Ambassador Cui, who spoke at the same conference, warned against the imposition of trade barriers, particularly as Beijing and Washington recently committed to 100 days of talks aimed at finding a way to balance trade flows. The US trade deficit for 2016 with China was US$347 billion, according to US data.
Last week, Trump announced measures to better enforce “Buy America” legislation, by reducing waivers and closing loopholes that contractors use to source foreign products for US government projects.
US Commerce Secretary Wilbur Ross cited Chinese steel imports specifically as potentially undercutting the ability of domestic producers to meet increasing demand from US military equipment manufacturers.
“There’s much talk about trade imbalances and calls for fair trade. Trade’s benefit for both countries is a matter of fact; fairness is sometimes a matter of perception,” Cui said.
“Whether this balance will be achieved by increasing trade flows or by raising trade barriers is a matter of choice,” Cui said, adding that the US could help resolve the imbalance by dropping restrictions on exports of some energy and high-tech products to China.
As is the case with currency convertibility and foreign participation in onshore financial markets, China’s appeal to the US government for easier access to high-tech goods has been a running theme for decades.

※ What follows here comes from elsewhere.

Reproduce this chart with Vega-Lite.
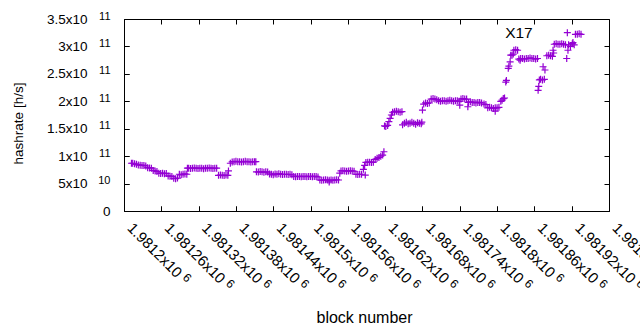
{
"$schema": "https://vega.github.io/schema/vega-lite/v6.json",
"width": 485, "height": 192,
"autosize": {"type": "none"},
"padding": {"left": 124, "top": 19, "right": 31, "bottom": 119},
"background": "white",
"config": {"view": {"stroke": "black", "strokeWidth": 1}, "font": "Liberation Sans",
 "axis": {"domain": false, "grid": false, "tickColor": "black", "tickSize": -5, "tickWidth": 1, "labelColor": "black", "titleColor": "black", "labelFont": "Liberation Sans", "titleFont": "Liberation Sans", "titleFontWeight": "normal", "labelOverlap": false, "labelBound": false, "labelFlush": false, "labelLimit": 300}},
"layer": [
 {"data": {"values": [
{"b":1981212,"h":8.7e10},{"b":1981214,"h":8.7e10},{"b":1981217,"h":8.6e10},{"b":1981220,"h":8.5e10},
{"b":1981223,"h":8.4e10},{"b":1981226,"h":8.35e10},{"b":1981229,"h":8.3e10},{"b":1981232,"h":8.3e10},{"b":1981235,"h":8.2e10},
{"b":1981238,"h":7.9e10},{"b":1981241,"h":7.85e10},{"b":1981244,"h":7.8e10},
{"b":1981247,"h":7.4e10},{"b":1981250,"h":7.3e10},{"b":1981253,"h":7.2e10},
{"b":1981256,"h":6.9e10},{"b":1981259,"h":6.85e10},{"b":1981262,"h":6.9e10},{"b":1981265,"h":6.8e10},{"b":1981268,"h":6.85e10},
{"b":1981271,"h":6.4e10},{"b":1981274,"h":6.35e10},{"b":1981277,"h":6.3e10},
{"b":1981280,"h":5.95e10},{"b":1981283,"h":5.9e10},{"b":1981286,"h":6.0e10},
{"b":1981289,"h":6.7e10},{"b":1981292,"h":6.6e10},{"b":1981295,"h":6.7e10},{"b":1981298,"h":6.75e10},{"b":1981301,"h":6.7e10},
{"b":1981302,"h":7.8e10},
{"b":1981304,"h":7.8e10},{"b":1981307,"h":7.75e10},{"b":1981310,"h":7.8e10},{"b":1981313,"h":7.85e10},{"b":1981316,"h":7.8e10},{"b":1981319,"h":7.75e10},{"b":1981322,"h":7.8e10},{"b":1981325,"h":7.8e10},{"b":1981328,"h":7.7e10},{"b":1981331,"h":7.8e10},{"b":1981334,"h":7.8e10},{"b":1981337,"h":7.85e10},{"b":1981340,"h":7.8e10},{"b":1981343,"h":7.75e10},{"b":1981346,"h":7.8e10},{"b":1981349,"h":7.8e10},
{"b":1981352,"h":6.5e10},{"b":1981355,"h":6.55e10},{"b":1981358,"h":6.5e10},{"b":1981361,"h":6.45e10},{"b":1981364,"h":6.55e10},{"b":1981367,"h":6.5e10},{"b":1981368,"h":7.3e10},
{"b":1981371,"h":8.7e10},{"b":1981374,"h":8.95e10},{"b":1981377,"h":9.0e10},{"b":1981380,"h":9.05e10},{"b":1981383,"h":9.0e10},{"b":1981386,"h":9.0e10},{"b":1981389,"h":8.95e10},{"b":1981392,"h":9.0e10},{"b":1981395,"h":9.05e10},{"b":1981398,"h":9.0e10},{"b":1981401,"h":9.0e10},{"b":1981404,"h":8.95e10},{"b":1981407,"h":9.0e10},{"b":1981410,"h":9.0e10},{"b":1981412,"h":9.0e10},
{"b":1981413,"h":7.15e10},{"b":1981416,"h":7.1e10},{"b":1981419,"h":7.2e10},{"b":1981422,"h":7.15e10},{"b":1981425,"h":7.05e10},{"b":1981428,"h":7.15e10},{"b":1981431,"h":7.1e10},
{"b":1981434,"h":6.75e10},{"b":1981437,"h":6.7e10},{"b":1981440,"h":6.6e10},{"b":1981443,"h":6.75e10},{"b":1981446,"h":6.7e10},{"b":1981449,"h":6.8e10},{"b":1981452,"h":6.7e10},{"b":1981455,"h":6.65e10},{"b":1981458,"h":6.7e10},{"b":1981461,"h":6.7e10},{"b":1981464,"h":6.65e10},{"b":1981467,"h":6.7e10},{"b":1981470,"h":6.6e10},
{"b":1981473,"h":6.3e10},{"b":1981476,"h":6.25e10},{"b":1981479,"h":6.3e10},{"b":1981482,"h":6.3e10},{"b":1981485,"h":6.25e10},{"b":1981488,"h":6.3e10},{"b":1981491,"h":6.3e10},{"b":1981494,"h":6.25e10},{"b":1981497,"h":6.3e10},{"b":1981500,"h":6.3e10},{"b":1981503,"h":6.25e10},{"b":1981506,"h":6.3e10},{"b":1981509,"h":6.3e10},{"b":1981512,"h":6.2e10},
{"b":1981515,"h":5.65e10},{"b":1981518,"h":5.6e10},{"b":1981521,"h":5.65e10},{"b":1981524,"h":5.7e10},{"b":1981527,"h":5.65e10},{"b":1981530,"h":5.3e10},{"b":1981530,"h":5.6e10},{"b":1981533,"h":5.65e10},{"b":1981536,"h":5.6e10},{"b":1981539,"h":5.65e10},{"b":1981542,"h":5.7e10},{"b":1981545,"h":5.65e10},
{"b":1981547,"h":6.9e10},
{"b":1981549,"h":7.3e10},{"b":1981552,"h":7.35e10},{"b":1981555,"h":7.3e10},{"b":1981558,"h":7.25e10},{"b":1981561,"h":7.3e10},{"b":1981564,"h":7.35e10},{"b":1981567,"h":7.3e10},{"b":1981570,"h":7.25e10},
{"b":1981573,"h":6.7e10},{"b":1981576,"h":6.65e10},{"b":1981579,"h":6.7e10},{"b":1981582,"h":6.7e10},{"b":1981588,"h":6.55e10},
{"b":1981585,"h":7.6e10},{"b":1981587,"h":8.3e10},
{"b":1981589,"h":8.85e10},{"b":1981592,"h":8.9e10},{"b":1981595,"h":8.9e10},{"b":1981598,"h":8.85e10},{"b":1981601,"h":8.9e10},
{"b":1981604,"h":9.4e10},{"b":1981607,"h":9.6e10},{"b":1981610,"h":9.75e10},{"b":1981613,"h":1.0e11},{"b":1981616,"h":1.02e11},{"b":1981618,"h":1.08e11},
{"b":1981619,"h":1.55e11},{"b":1981621,"h":1.54e11},{"b":1981624,"h":1.56e11},
{"b":1981626,"h":1.63e11},{"b":1981628,"h":1.69e11},{"b":1981630,"h":1.75e11},
{"b":1981632,"h":1.8e11},{"b":1981635,"h":1.81e11},{"b":1981638,"h":1.82e11},{"b":1981641,"h":1.81e11},{"b":1981644,"h":1.8e11},{"b":1981647,"h":1.81e11},
{"b":1981648,"h":1.57e11},{"b":1981651,"h":1.6e11},{"b":1981654,"h":1.62e11},{"b":1981657,"h":1.59e11},{"b":1981660,"h":1.6e11},{"b":1981663,"h":1.62e11},{"b":1981666,"h":1.6e11},{"b":1981669,"h":1.58e11},{"b":1981672,"h":1.61e11},{"b":1981675,"h":1.6e11},{"b":1981678,"h":1.59e11},{"b":1981679,"h":1.62e11},
{"b":1981680,"h":1.84e11},
{"b":1981682,"h":1.95e11},{"b":1981685,"h":1.97e11},{"b":1981688,"h":1.96e11},{"b":1981691,"h":1.97e11},
{"b":1981694,"h":2.04e11},{"b":1981697,"h":2.05e11},{"b":1981700,"h":2.04e11},{"b":1981703,"h":2.03e11},
{"b":1981706,"h":2.01e11},{"b":1981709,"h":2.0e11},{"b":1981712,"h":2.01e11},{"b":1981715,"h":2.01e11},{"b":1981718,"h":2.0e11},{"b":1981721,"h":2.01e11},{"b":1981724,"h":2.02e11},{"b":1981727,"h":2.01e11},{"b":1981730,"h":2.0e11},{"b":1981733,"h":2.01e11},{"b":1981736,"h":2.01e11},{"b":1981739,"h":2.0e11},{"b":1981740,"h":1.93e11},
{"b":1981742,"h":2.04e11},{"b":1981745,"h":2.05e11},{"b":1981748,"h":2.04e11},{"b":1981751,"h":2.04e11},
{"b":1981753,"h":1.9e11},{"b":1981754,"h":1.98e11},{"b":1981757,"h":1.99e11},{"b":1981760,"h":1.98e11},{"b":1981763,"h":1.98e11},{"b":1981766,"h":1.97e11},{"b":1981769,"h":1.98e11},{"b":1981772,"h":1.98e11},{"b":1981775,"h":1.97e11},
{"b":1981779,"h":1.95e11},{"b":1981782,"h":1.94e11},
{"b":1981785,"h":1.88e11},{"b":1981788,"h":1.89e11},{"b":1981791,"h":1.88e11},{"b":1981794,"h":1.87e11},{"b":1981797,"h":1.82e11},{"b":1981797,"h":1.88e11},{"b":1981800,"h":1.88e11},{"b":1981803,"h":1.89e11},
{"b":1981806,"h":2.0e11},{"b":1981808,"h":2.02e11},{"b":1981810,"h":2.05e11},{"b":1981812,"h":2.06e11},
{"b":1981814,"h":2.35e11},{"b":1981815,"h":2.38e11},{"b":1981818,"h":2.6e11},{"b":1981819,"h":2.64e11},{"b":1981821,"h":2.72e11},
{"b":1981822,"h":2.84e11},{"b":1981824,"h":2.84e11},{"b":1981826,"h":2.86e11},
{"b":1981827,"h":2.93e11},{"b":1981830,"h":2.94e11},{"b":1981833,"h":2.93e11},
{"b":1981835,"h":2.77e11},{"b":1981837,"h":2.75e11},{"b":1981838,"h":2.78e11},{"b":1981841,"h":2.78e11},{"b":1981844,"h":2.77e11},{"b":1981847,"h":2.78e11},{"b":1981850,"h":2.78e11},{"b":1981853,"h":2.79e11},{"b":1981856,"h":2.78e11},{"b":1981859,"h":2.78e11},{"b":1981862,"h":2.77e11},{"b":1981865,"h":2.78e11},
{"b":1981866,"h":2.2e11},{"b":1981867,"h":2.27e11},{"b":1981868,"h":2.39e11},
{"b":1981870,"h":2.4e11},{"b":1981873,"h":2.39e11},{"b":1981876,"h":2.4e11},
{"b":1981874,"h":2.63e11},{"b":1981877,"h":2.57e11},
{"b":1981880,"h":2.83e11},{"b":1981883,"h":2.84e11},{"b":1981886,"h":2.83e11},{"b":1981889,"h":2.82e11},
{"b":1981890,"h":2.93e11},{"b":1981891,"h":2.88e11},
{"b":1981892,"h":3.04e11},{"b":1981895,"h":3.05e11},{"b":1981898,"h":3.04e11},{"b":1981901,"h":3.04e11},{"b":1981904,"h":3.05e11},{"b":1981907,"h":3.04e11},{"b":1981910,"h":3.03e11},
{"b":1981912,"h":2.78e11},{"b":1981913,"h":3.25e11},{"b":1981914,"h":2.93e11},{"b":1981915,"h":3.03e11},{"b":1981918,"h":3.0e11},{"b":1981921,"h":3.05e11},{"b":1981922,"h":3.07e11},{"b":1981924,"h":3.03e11},
{"b":1981926,"h":3.22e11},{"b":1981929,"h":3.22e11},{"b":1981932,"h":3.23e11},{"b":1981935,"h":3.22e11}
 ]},
 "mark": {"type": "point", "shape": "M-1,0L1,0M0,-1L0,1", "filled": false, "size": 49, "strokeWidth": 1.2, "color": "#9400d3", "opacity": 1},
 "encoding": {
  "x": {"field": "b", "type": "quantitative", "scale": {"domain": [1981200, 1981980], "nice": false, "zero": false},
   "axis": {"orient": "bottom", "values": [1981200,1981260,1981320,1981380,1981440,1981500,1981560,1981620,1981680,1981740,1981800,1981860,1981920,1981980],
    "labelExpr": "format(datum.value/1e6, '.6~g') + 'x10'", "labelAngle": 45, "labelAlign": "left", "labelBaseline": "middle", "labelPadding": 19, "labelOffset": 5.5, "labelFontSize": 15,
    "title": "block number", "titleFontSize": 16, "titleX": 240, "titleY": 111, "titleBaseline": "alphabetic", "titleAlign": "center"}},
  "y": {"field": "h", "type": "quantitative", "scale": {"domain": [0, 3.5e11], "nice": false, "zero": true},
   "axis": {"orient": "left", "values": [0,5e10,1e11,1.5e11,2e11,2.5e11,3e11,3.5e11],
    "labelExpr": "datum.value == 0 ? '0' : (datum.value < 1e11 ? format(datum.value/1e10, '.3~g') + 'x10' : format(datum.value/1e11, '.3~g') + 'x10')",
    "labelPadding": {"condition": {"test": "datum.value == 0", "value": 19}, "value": 42}, "labelFontSize": 13.5,
    "title": "hashrate [h/s]", "titleFontSize": 13.5, "titleX": -106, "titleY": 104, "titleAngle": -90, "titleBaseline": "middle", "titleAlign": "center"}}
 }},
 {"data": {"values": [{"b": 1981813, "h": 3.15e11, "t": "X17"}]},
  "mark": {"type": "text", "align": "left", "baseline": "alphabetic", "fontSize": 15.5, "font": "Liberation Sans", "color": "black"},
  "encoding": {
   "x": {"field": "b", "type": "quantitative", "axis": {"orient": "top", "values": [1981200,1981260,1981320,1981380,1981440,1981500,1981560,1981620,1981680,1981740,1981800,1981860,1981920,1981980], "labels": false, "title": null}},
   "y": {"field": "h", "type": "quantitative", "axis": {"orient": "right", "values": [0,5e10,1e11,1.5e11,2e11,2.5e11,3e11,3.5e11], "labels": false, "title": null}},
   "text": {"field": "t"}
  }},
 {"data": {"values": [{"b": 1981200, "h": 0}]},
  "mark": {"type": "text", "text": "", "opacity": 0},
  "encoding": {
   "x": {"field": "b", "type": "quantitative", "axis": {"orient": "bottom", "values": [1981200,1981260,1981320,1981380,1981440,1981500,1981560,1981620,1981680,1981740,1981800,1981860,1981920,1981980],
     "labelExpr": "'6'", "labelAngle": 45, "labelAlign": "left", "labelBaseline": "middle", "labelFontSize": 12,
     "labelOffset": {"condition": {"test": "datum.value % 300 == 0", "value": 60.3}, "value": 66.2},
     "labelPadding": {"condition": {"test": "datum.value % 300 == 0", "value": 68.9}, "value": 74.8},
     "title": null}},
   "y": {"field": "h", "type": "quantitative", "axis": {"orient": "left", "values": [0,5e10,1e11,1.5e11,2e11,2.5e11,3e11,3.5e11],
     "labelExpr": "datum.value == 0 ? '' : (datum.value < 1e11 ? '10' : '11')", "labelFontSize": 11, "labelPadding": 19, "labelOffset": -3, "labelAlign": "right", "labelBaseline": "middle",
     "title": null}}
  }}
],
"resolve": {"axis": {"x": "independent", "y": "independent"}}
}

Not all observers expect much in the way of currency reform or capital market access from China.
“The PBOC has talked a good game on liberalisation,” Scott Kennedy, deputy director of China studies at the Centre for Strategic and International Studies, said. “Their actions have not met rhetoric, as just about every step on currency, securities, and macroeconomic policy has been partial and left the government levers to continue to intervene whenever they deem necessary, which has been often.”